The namesake of "America's scariest street," Buckout Road, the Dutch Buckhout family, has its American origins in Tarrytown, NY.
On May 26, 1779, during the Revolutionary War, a band of Loyalist marauders led by Nathaniel Underhill committed Tarrytown's first two murders. Underhill hacked one-armed Patriot Isaac Maartlings to pieces. His alleged lover, Polly Katrina Buckhout, fled the scene and hid in a nearby house, wearing a man's hat as a disguise. Moments later, a gunshot mortally wounded her when she stood near a window, said to be mistaken for an enemy soldier.

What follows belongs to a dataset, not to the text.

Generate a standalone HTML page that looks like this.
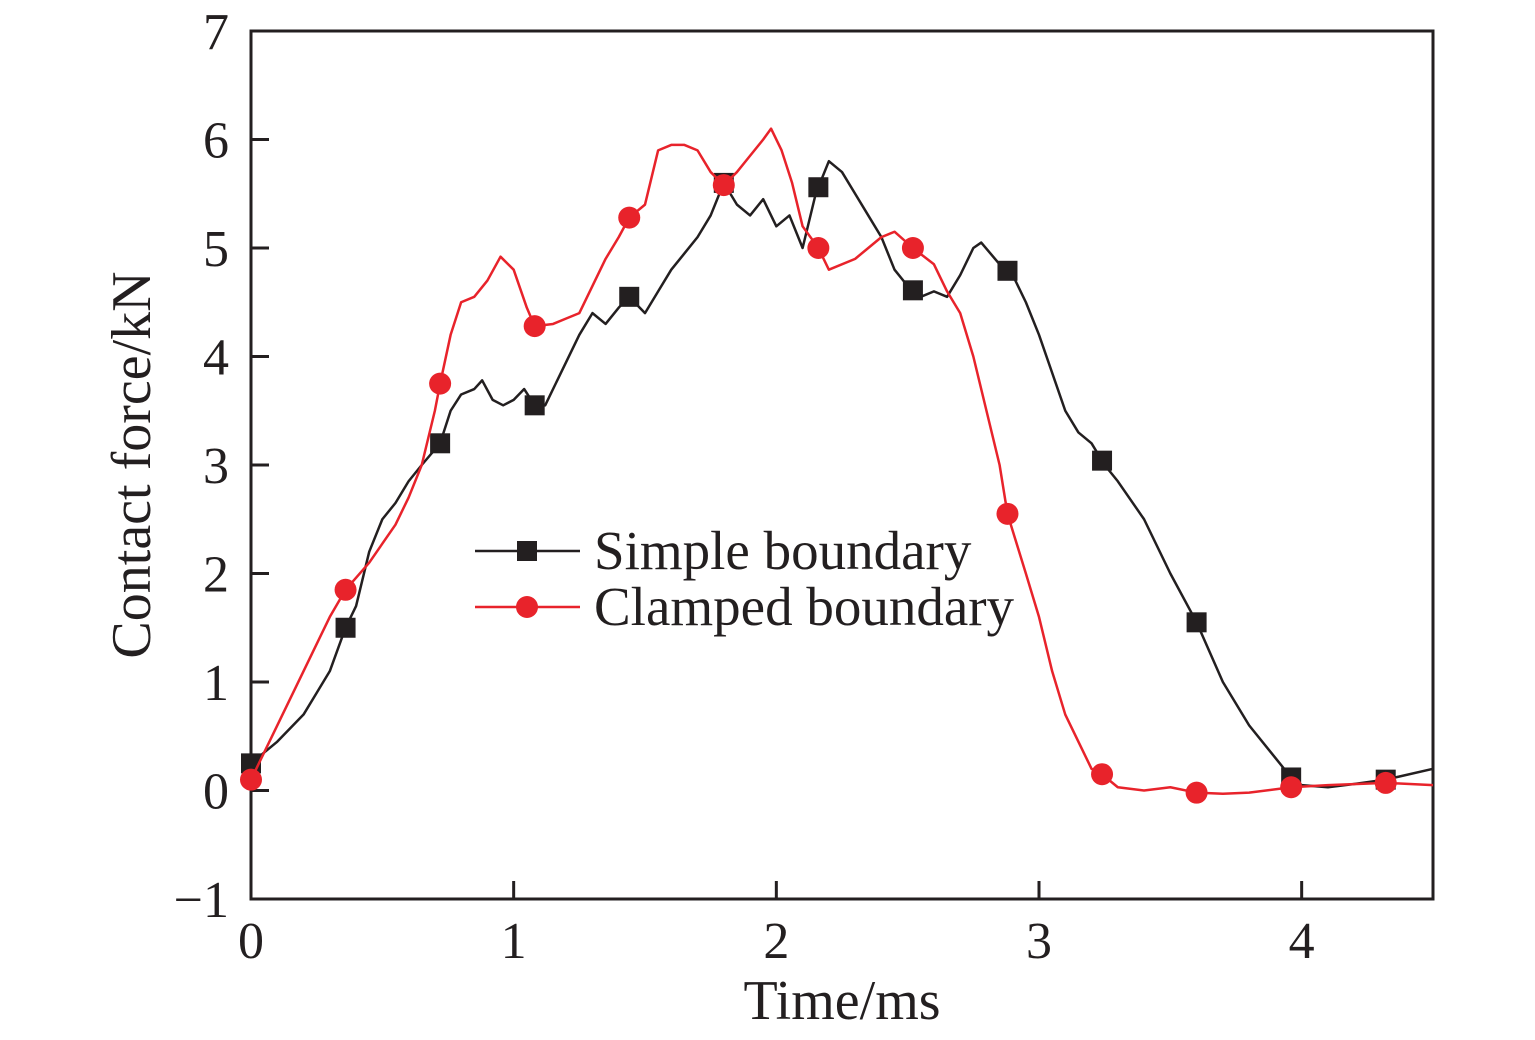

On New Year's Day 1870, Isaac Van Wart Buckhout, named after a relative who apprehended British spy Major John Andre during the Revolutionary War, committed a heinous double murder. He thought his wife, a Tarrytown woman named Anna Louisa Coupe Buckhout, was having a romantic affair with their neighbor, Alfred Rendall.
Isaac invited Alfred and his adult son Charles to their Sleepy Hollow house, poured each a glass of cider, and excused himself to the bedroom. He returned with a shotgun. Isaac fatally shot Alfred at close range, killing him instantly. He quickly fired a shot at Charles Rendall, severely injuring him and causing him to lose an eye. Isaac then bolted into the kitchen, where he used the gun to savagely beat his wife to death.
After being jailed in White Plains, Isaac VW Buckhout went to trial multiple times before being convicted of the murders and hanged to death, the last man executed in White Plains. The book fully details and examines a lot of controversy and numerous conspiracy theories surrounding the brutal incident and subsequent trials.